OK, I'm going to spoil just one bit of this wonderful prose, just to give the potential readers an idea of what to expect. Fans of Joe R. Lansdale, Douglas Adams, Ben Elton, and Stephen Fry might find them in the range of the familiar. To most others, they'll just be offensive or funny.

"Imagine that you have to break someone's arm.

"Right or Left, doesn't matter. The point is that you have to break it, because if you don't...well that doesn't matter either. Let's just say that bad things will happen if you don't.

"Now, my question goes like this: do you break the arm quickly -- snap, whoops, sorry, let me help you with that improvised splint, or do you drag the whole business out....
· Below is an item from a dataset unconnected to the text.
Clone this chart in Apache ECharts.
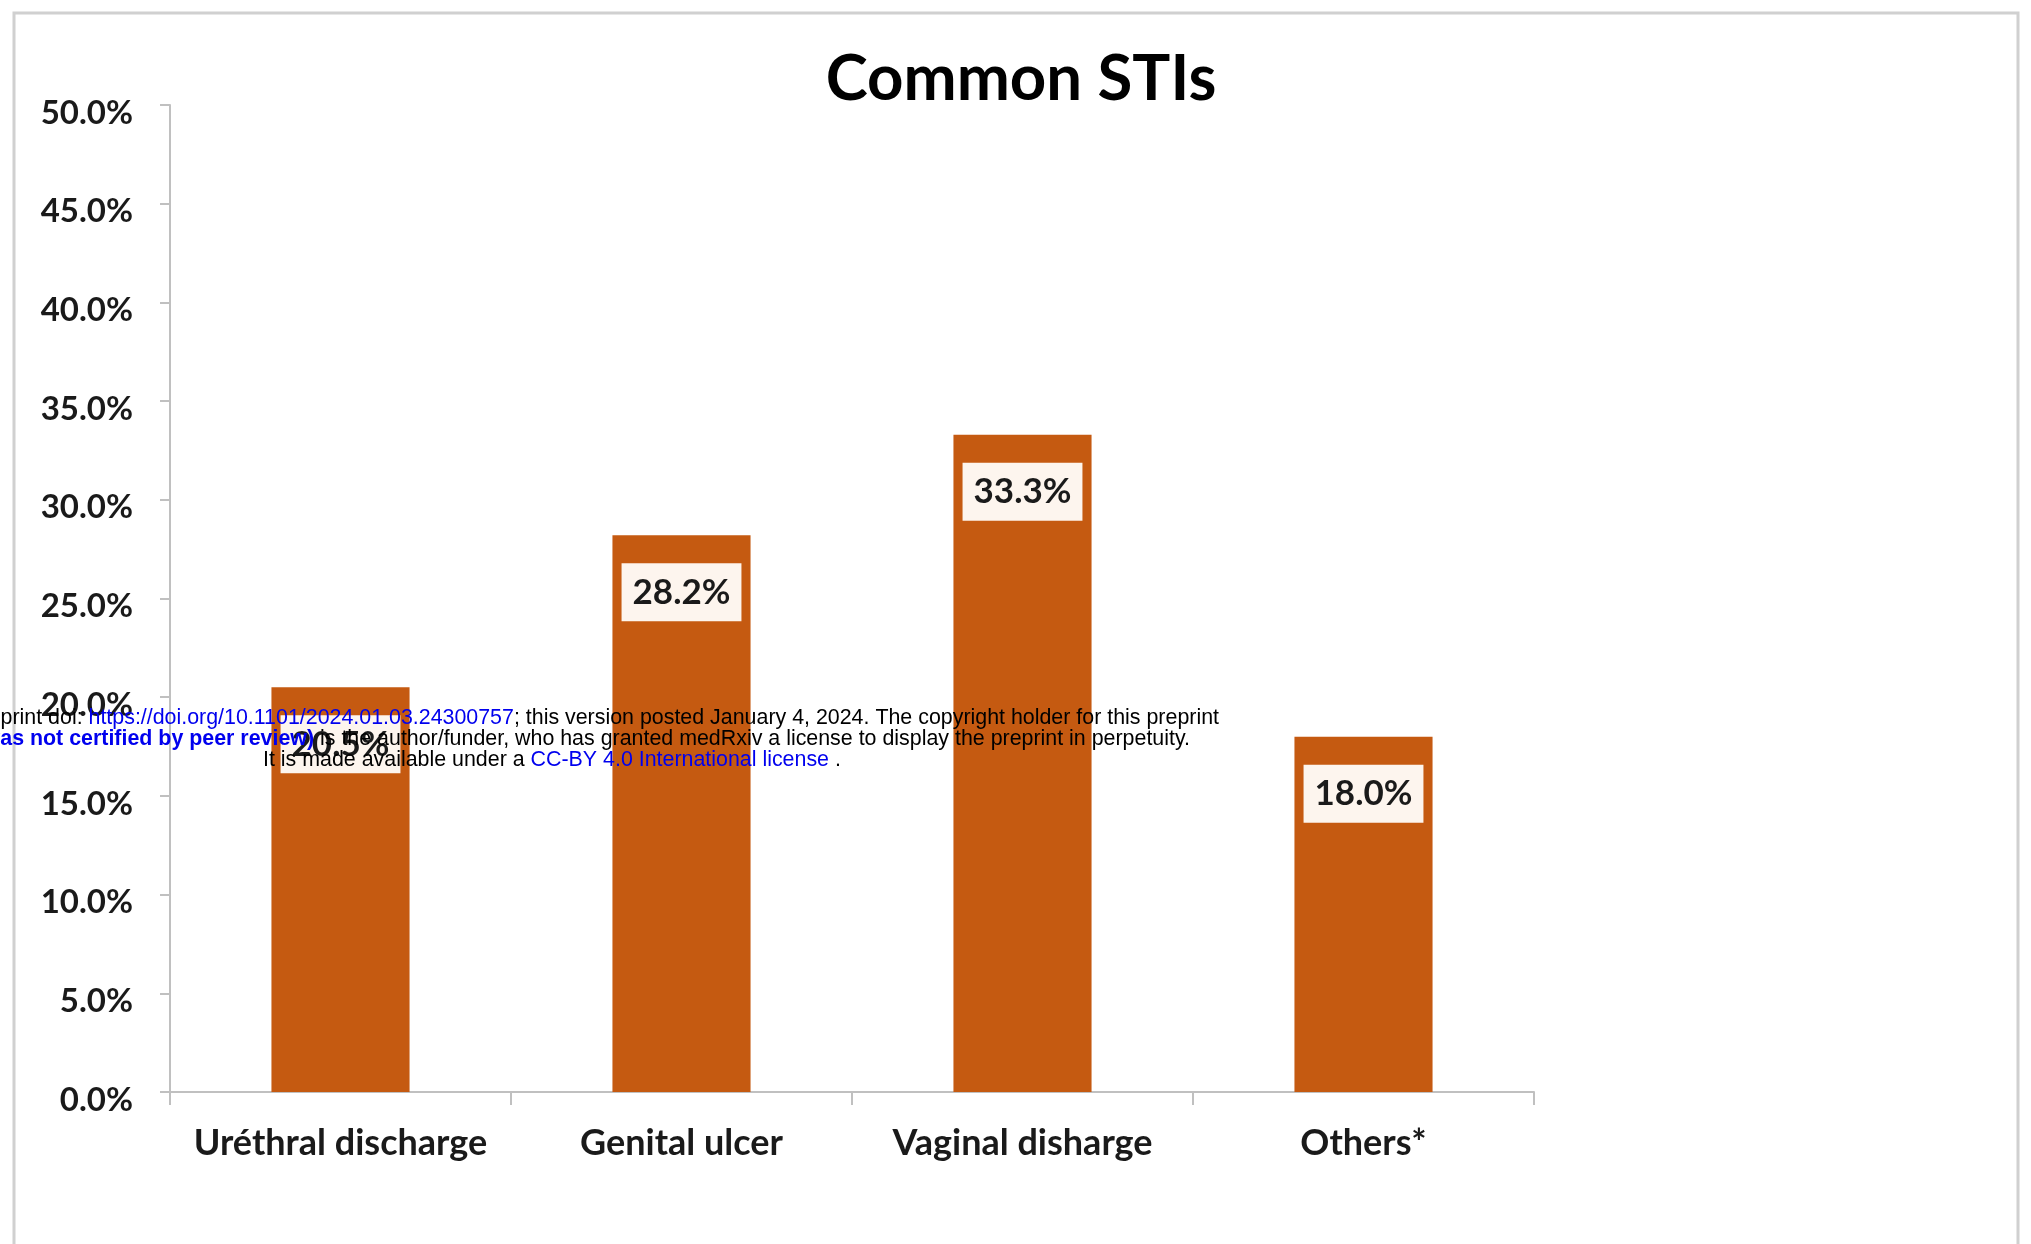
<!DOCTYPE html>
<html>
<head>
<meta charset="utf-8">
<script src="https://cdn.jsdelivr.net/npm/echarts@6/dist/echarts.min.js"></script>
<style>
  html, body { margin: 0; padding: 0; background: #ffffff; }
  #chart { width: 2031px; height: 1244px; }
</style>
</head>
<body>
<div id="chart"></div>
<script>
const titleText = 'Common STIs';
const categories = ['Uréthral discharge', 'Genital ulcer', 'Vaginal disharge', 'Others*'];
const values = [20.5, 28.2, 33.3, 18.0];
const yMin = 0, yMax = 50, yStep = 5;

const line1 = ['medRxiv preprint doi: ', 'https://doi.org/10.1101/2024.01.03.24300757', '; this version posted January 4, 2024. The copyright holder for this preprint'];
const line2 = ['(which was not certified by peer review)', ' is the author/funder, who has granted medRxiv a license to display the preprint in perpetuity.'];
const line3 = ['It is made available under a ', 'CC-BY 4.0 International license', ' .'];

const FONT = 'Lato';
const chart = echarts.init(document.getElementById('chart'), null, { renderer: 'canvas' });

const wmFont = 'Liberation Sans';
const wmSize = 21.4;
const BLUE = '#0000ee';

const option = {
  backgroundColor: '#ffffff',
  animation: false,
  title: {
    text: titleText,
    left: 1016,
    top: 43,
    textAlign: 'center',
    textStyle: { fontFamily: FONT, fontWeight: 'bold', fontSize: 63.5, color: '#000000' }
  },
  grid: { left: 170, right: 497, top: 105, bottom: 152, containLabel: false },
  xAxis: {
    type: 'category',
    data: categories,
    boundaryGap: true,
    axisLine: { show: true, lineStyle: { color: '#c0c0c0', width: 2 } },
    axisTick: { show: true, alignWithLabel: false, length: 13, lineStyle: { color: '#c0c0c0', width: 2 } },
    axisLabel: { margin: 33, fontFamily: FONT, fontWeight: 'bold', fontSize: 36, color: '#1a1a1a', interval: 0 },
    splitLine: { show: false }
  },
  yAxis: {
    type: 'value',
    min: yMin, max: yMax, interval: yStep,
    axisLine: { show: true, lineStyle: { color: '#c0c0c0', width: 2 } },
    axisTick: { show: true, length: 10, lineStyle: { color: '#c0c0c0', width: 2 } },
    axisLabel: {
      margin: 37,
      formatter: v => '{v|' + v.toFixed(1) + '%}',
      rich: {
        v: { fontFamily: FONT, fontWeight: 'bold', fontSize: 33, color: '#1a1a1a', padding: [16, 0, 0, 0] }
      }
    },
    splitLine: { show: false }
  },
  series: [{
    type: 'bar',
    data: values,
    barWidth: '40.5%',
    itemStyle: { color: '#c55a11' },
    label: {
      show: true,
      position: 'insideTop',
      distance: 28,
      formatter: p => p.value.toFixed(1) + '%',
      fontFamily: FONT, fontWeight: 'bold', fontSize: 35, color: '#1a1a1a',
      backgroundColor: '#fdf5ee',
      padding: [12, 11, 11, 11]
    }
  }],
  graphic: [
    {
      type: 'rect', z: 0, silent: true,
      shape: { x: 14, y: 13, width: 2004, height: 1300 },
      style: { fill: 'none', stroke: '#d0d0d0', lineWidth: 3 }
    },
    {
      type: 'text', z: 100, silent: true,
      x: 1219, y: 718,
      style: {
        text: '{a|' + line1[0] + '}{b|' + line1[1] + '}{a|' + line1[2] + '}',
        align: 'right', verticalAlign: 'middle',
        rich: {
          a: { fontFamily: wmFont, fontSize: wmSize, fill: '#000000' },
          b: { fontFamily: wmFont, fontSize: wmSize, fill: BLUE }
        }
      }
    },
    {
      type: 'text', z: 100, silent: true,
      x: 1190, y: 739,
      style: {
        text: '{b|' + line2[0] + '}{a|' + line2[1] + '}',
        align: 'right', verticalAlign: 'middle',
        rich: {
          a: { fontFamily: wmFont, fontSize: wmSize, fill: '#000000' },
          b: { fontFamily: wmFont, fontSize: wmSize, fontWeight: 'bold', fill: BLUE }
        }
      }
    },
    {
      type: 'text', z: 100, silent: true,
      x: 263, y: 760,
      style: {
        text: '{a|' + line3[0] + '}{b|' + line3[1] + '}{a|' + line3[2] + '}',
        align: 'left', verticalAlign: 'middle',
        rich: {
          a: { fontFamily: wmFont, fontSize: wmSize, fill: '#000000' },
          b: { fontFamily: wmFont, fontSize: wmSize, fill: BLUE }
        }
      }
    }
  ]
};
chart.setOption(option);
</script>
</body>
</html>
"Rayner, I estimated was ten years older than me. Which was fine. I have good, warm, non-arm-breaking relationships with plenty of people who are ten years older than me. People who are ten years older than me are, by and large, admirable. But Rayner was also three inches taller than me, four stones heavier and at least however-you-measure-violence units more violent. He was uglier than a car park, with a big, hairless skull that dipped and bulged like a balloon full of spanners, and his flattened fighter's nose, apparently drawn on his face by someone using their left hand, or perhaps even their left foot, spread out in a meandering, lopsided delta under the rough slab of his forehead.

"And God Almighty, what a forehead. Bricks, knives bottles and reasoned arguments had, in their time, bounced harmlessly off this massive frontal plane, leaving only the feeblest indentations between its deep, widely spaced pores."

Laurie manages to keep up this frenetic witty pace for 340 pages, develop a number of excellent characters and provide a plot that would do most writers of so-called thrillers proud. The edition I read contained a reading group guide that is rather cringeworthy and an interview that is rather funny. The chances are that once you pick up 'The Gun Seller', you'll end up recommending it to someone else. Fortunately, it's in print, it's available, and Laurie is ostensibly coming out with another novel next year.